Что касается Киза. Киз — вообще трагический и серьезный писатель, писатель больших страстей. Сравнительно недавно я по рекомендации матери, которой очень понравилось, прочел «Прикосновение» — замечательный, по-моему, роман. «Цветы для Элджернона» — это классика. Как к ней можно относиться? Это великий роман.

И я думаю, что вообще два самых таких интересных высказывания о распаде человеческой психики, самые две удивительные его метафоры — это «Цветы для Элджернона», во-первых, и у Кларка и Кубрика сцена, когда компьютер в «Космической одиссее» теряет память, когда его выключают постепенно (лучшая сцена в фильме), и он начинает… Ну, только что он был еще говорящим, умным, мыслящим, замечательным существом, но вот его отключают — и он постепенно начинает повторять одни и те же фразы, а потом издавать нечленораздельный рев. Вот это гениальный эпизод. Я думаю, что как раз Киз справился с задачей как минимум не хуже.

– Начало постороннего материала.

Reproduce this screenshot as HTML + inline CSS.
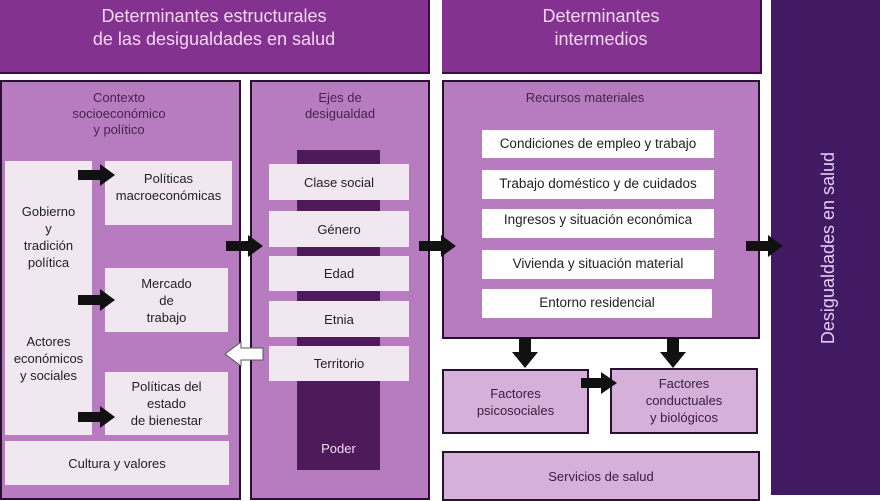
<!DOCTYPE html>
<html><head><meta charset="utf-8"><style>
*{margin:0;padding:0;box-sizing:border-box}
body{width:880px;height:495px;overflow:hidden;background:#fff;position:relative;font-family:"Liberation Sans",sans-serif}
.a{position:absolute}
.hd{background:#83338f;border:1px solid #3a1040;border-width:0 2px 2px 0;color:#f3d6f3;font-size:18px;text-align:center;line-height:23px;padding-top:5px}
.pn{background:#b77cbf;border:2px solid #2a1030}
.bx{background:#f1e7f1;color:#222;font-size:13px;text-align:center;display:flex;align-items:center;justify-content:center;line-height:17px}
.t{color:#4a2052;font-size:13px;text-align:center;line-height:16px}
.wb{background:#fff;color:#222;font-size:13.5px;text-align:center;line-height:28px}
.lt{background:#d5b0d8;border:2px solid #2a1030;color:#3a2040;font-size:13px;text-align:center;display:flex;align-items:center;justify-content:center;line-height:17px}
</style></head><body>
<div class="a hd" style="left:0;top:0;width:430px;height:74px">Determinantes estructurales<br>de las desigualdades en salud</div>
<div class="a hd" style="left:442px;top:0;width:320px;height:74px">Determinantes<br>intermedios</div>
<div class="a" style="left:771px;top:0;width:109px;height:495px;background:#411a63"></div>
<div class="a" style="left:828px;top:248px;width:0;height:0"><div style="position:absolute;width:240px;left:-120px;top:-11px;transform:rotate(-90deg);color:#e4cdf0;font-size:18px;text-align:center;line-height:22px">Desigualdades en salud</div></div>

<div class="a pn" style="left:0;top:80px;width:241px;height:420px"></div>
<div class="a t" style="left:0;top:90px;width:238px">Contexto<br>socioeconómico<br>y político</div>
<div class="a bx" style="left:5px;top:161px;width:87px;height:274px;flex-direction:column;justify-content:flex-start;padding-top:42px">Gobierno<br>y<br>tradición<br>política<div style="height:62px"></div>Actores<br>económicos<br>y sociales</div>
<div class="a bx" style="left:105px;top:161px;width:127px;height:64px;align-items:flex-start;padding-top:9px">Políticas<br>macroeconómicas</div>
<div class="a bx" style="left:105px;top:268px;width:123px;height:64px">Mercado<br>de<br>trabajo</div>
<div class="a bx" style="left:105px;top:372px;width:123px;height:63px">Políticas del<br>estado<br>de bienestar</div>
<div class="a bx" style="left:5px;top:441px;width:224px;height:44px">Cultura y valores</div>

<div class="a pn" style="left:250px;top:80px;width:180px;height:420px"></div>
<div class="a t" style="left:250px;top:90px;width:180px">Ejes de<br>desigualdad</div>
<div class="a" style="left:297px;top:150px;width:83px;height:320px;background:#4e1a5a"></div>
<div class="a bx" style="left:269px;top:164px;width:140px;height:36px">Clase social</div>
<div class="a bx" style="left:269px;top:211px;width:140px;height:36px">Género</div>
<div class="a bx" style="left:269px;top:256px;width:140px;height:35px">Edad</div>
<div class="a bx" style="left:269px;top:301px;width:140px;height:36px">Etnia</div>
<div class="a bx" style="left:269px;top:346px;width:140px;height:35px">Territorio</div>
<div class="a" style="left:297px;top:441px;width:83px;text-align:center;color:#eedcf0;font-size:13px">Poder</div>

<div class="a pn" style="left:442px;top:80px;width:318px;height:259px"></div>
<div class="a t" style="left:442px;top:90px;width:286px">Recursos materiales</div>
<div class="a wb" style="left:482px;top:130px;width:232px;height:28px">Condiciones de empleo y trabajo</div>
<div class="a wb" style="left:482px;top:170px;width:232px;height:29px">Trabajo doméstico y de cuidados</div>
<div class="a wb" style="left:482px;top:209px;width:232px;height:29px;line-height:22px">Ingresos y situación económica</div>
<div class="a wb" style="left:482px;top:250px;width:232px;height:29px">Vivienda y situación material</div>
<div class="a wb" style="left:482px;top:289px;width:230px;height:29px">Entorno residencial</div>

<div class="a lt" style="left:442px;top:369px;width:147px;height:65px">Factores<br>psicosociales</div>
<div class="a lt" style="left:610px;top:368px;width:148px;height:66px;align-items:flex-start;padding-top:5px">Factores<br>conductuales<br>y biológicos</div>
<div class="a lt" style="left:442px;top:451px;width:318px;height:50px;align-items:flex-start;padding-top:15px">Servicios de salud</div>

<svg class="a" style="left:0;top:0" width="880" height="495">
<g fill="#111">
<polygon points="78,170 100,170 100,164 115,175 100,186 100,180 78,180"/>
<polygon points="78,295 100,295 100,289 115,300 100,311 100,305 78,305"/>
<polygon points="78,412 100,412 100,406 115,417 100,428 100,422 78,422"/>
<polygon points="226,241 248,241 248,235 263,246 248,257 248,251 226,251"/>
<polygon points="419,241 441,241 441,235 456,246 441,257 441,251 419,251"/>
<polygon points="746,241 768,241 768,235 783,246 768,257 768,251 746,251"/>
<polygon points="581,378 601,378 601,372 617,383 601,394 601,388 581,388"/>
<polygon points="519,338 531,338 531,352 538,352 525,368 512,352 519,352"/>
<polygon points="667,338 679,338 679,352 686,352 673,368 660,352 667,352"/>
</g>
<polygon points="263,348 241,348 241,342 225,354 241,366 241,360 263,360" fill="#fff" stroke="#555" stroke-width="1"/>
</svg>
</body></html>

«Услышала, что вы решили прочитать лекцию о Хармсе и перенести ее. Не кажется ли вам, что стихи «Неизвестной Наташе» выражают самый дух Петербурга, его метафизическую сущность? И расскажите о любовных письмах Хармса Клавдии Пугачевой. Разве мог бы мизантроп написать такое?»

Думаю, что мог бы. Но Хармс не был мизантропом. Хармс был просто невротиком, человеком, который очень сильно отличался от остальных людей. А так-то с профессиональными навыками и со здравым смыслом все у него было замечательно. Просто, как писал Шварц, они все себя считали гениями. Да, он и вел себя как гений, как один из «председателей Земного шара».